There were 45 students in that class. I think one or two others sent notes of thanks.
I wonder if church people should apologize to their pastors.
When John R. Sampey stood before his ordination council, one of the ministers grilled him harshly. When questioned about that later, the gentleman said, “Oh, I had no doubts about Sampey himself. I just wanted to see what Dr. Boyce had been teaching him.”
What has your pastor has been teaching you? Anyone should be able to ask you questions and learn the answer.
I fear that we who call ourselves followers of Jesus Christ–like too many college and seminary students–enter church with a sense of entitlement. The pastor owes you. But what does he owe you?
How you answer tells volumes about you. For some, the preacher owes us interesting sermons, fascinating illustrations, a great worship experience, a church program that meets the needs of us and our family. And when those expectations are unmet, we go into action.
Pastors get fired every day for failing to live up to people’s expectations.
We ought to be apologizing to our pastors for not listening, for not respecting them, for failing to practice what they preach, for picking and choosing bits and pieces of their sermons which we will obey and retain. We should apologize for treating them like our employees, for thinking of ourselves as their customers, for failing to see them as God’s divinely appointed shepherds for this flock.

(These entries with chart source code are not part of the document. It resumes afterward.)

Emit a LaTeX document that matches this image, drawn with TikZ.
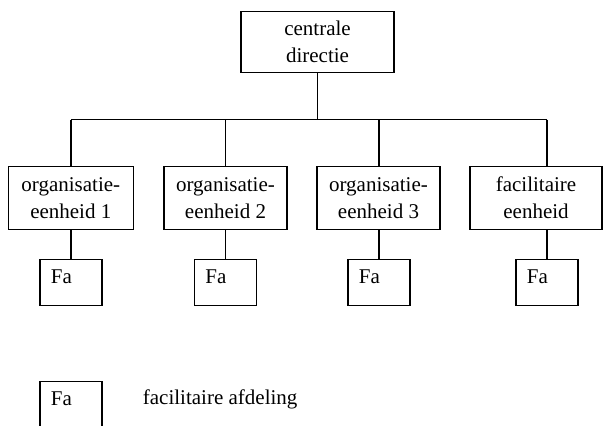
\documentclass[tikz,border=0pt]{standalone}
\usepackage{fontspec}
\setmainfont{Liberation Serif}
\begin{document}
\begin{tikzpicture}[x=1pt,y=-1pt,
  every node/.style={font=\fontsize{21}{27}\selectfont},
  unit/.style={draw, line width=1.4pt, inner sep=0pt, align=center},
  fabox/.style={draw, line width=1.4pt, inner sep=0pt, minimum width=62pt, minimum height=46pt},
  txt/.style={inner sep=0pt, anchor=west},
  link/.style={line width=1.4pt}]
\useasboundingbox (0,0) rectangle (604,425);
% top
\node[unit, minimum width=153pt, minimum height=61pt] (top) at (317.5,42.2) {centrale\\directie};
% units
\node[unit, minimum width=125pt, minimum height=63pt] (o1) at (70.8,197.8) {organisatie-\\eenheid 1};
\node[unit, minimum width=123pt, minimum height=63pt] (o2) at (225.5,197.8) {organisatie-\\eenheid 2};
\node[unit, minimum width=123pt, minimum height=63pt] (o3) at (378.5,197.8) {organisatie-\\eenheid 3};
\node[unit, minimum width=132pt, minimum height=63pt] (o4) at (536,197.8) {facilitaire\\eenheid};
% Fa boxes
\node[fabox] (f1) at (71,282.3) {};
\node[fabox] (f2) at (225.5,282.3) {};
\node[fabox] (f3) at (379,282.3) {};
\node[fabox] (f4) at (547,282.3) {};
\node[txt] (t1) at (50.7,277) {Fa};
\node[txt] (t2) at (205.2,277) {Fa};
\node[txt] (t3) at (358.7,277) {Fa};
\node[txt] (t4) at (526.7,277) {Fa};
% legend
\node[fabox, minimum height=50pt] (lg) at (71,406.7) {};
\node[txt] (lgt) at (50.7,399) {Fa};
\node[txt] (lgd) at (142.7,399) {facilitaire afdeling};
% connectors
\coordinate (busL) at (71,119.5);
\coordinate (busR) at (547,119.5);
\draw[link] (top.south) -- (top.south |- busL);
\draw[link] (busL) -- (busR);
\draw[link] (busL) -- (f1.north |- o1.north);
\draw[link] (o2.north |- busL) -- (o2.north);
\draw[link] (f3.north |- busL) -- (f3.north |- o3.north);
\draw[link] (busR) -- (f4.north |- o4.north);
\draw[link] (f1.north |- o1.south) -- (f1.north);
\draw[link] (o2.south) -- (f2.north);
\draw[link] (f3.north |- o3.south) -- (f3.north);
\draw[link] (f4.north |- o4.south) -- (f4.north);
\end{tikzpicture}
\end{document}
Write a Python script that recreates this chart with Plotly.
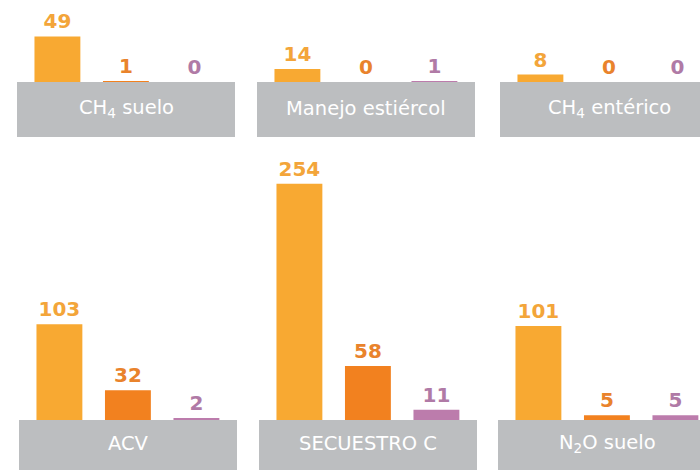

To whom do you owe an apology today?
I can name a dozen churches without a moment’s hesitation that have terminated pastors–and done severe damage to their future ministries–for no other reason than his failure to cater to certain people, to satisfy the membership, to meet expectations.
We owe them our deepest apologies.
Not long after graduating from seminary, John R. Sampey was invited to join the faculty to replace a beloved professor who had recently died unexpectedly. In his memoirs, Sampey writes, “I have wondered what would have happened, when some months later Drs. Manly and Broadus suggested that I be recommended to the Seminary faculty to succeed dear Dr. Riggan, if I had not apologized like a gentleman for ungentlemanly conduct.”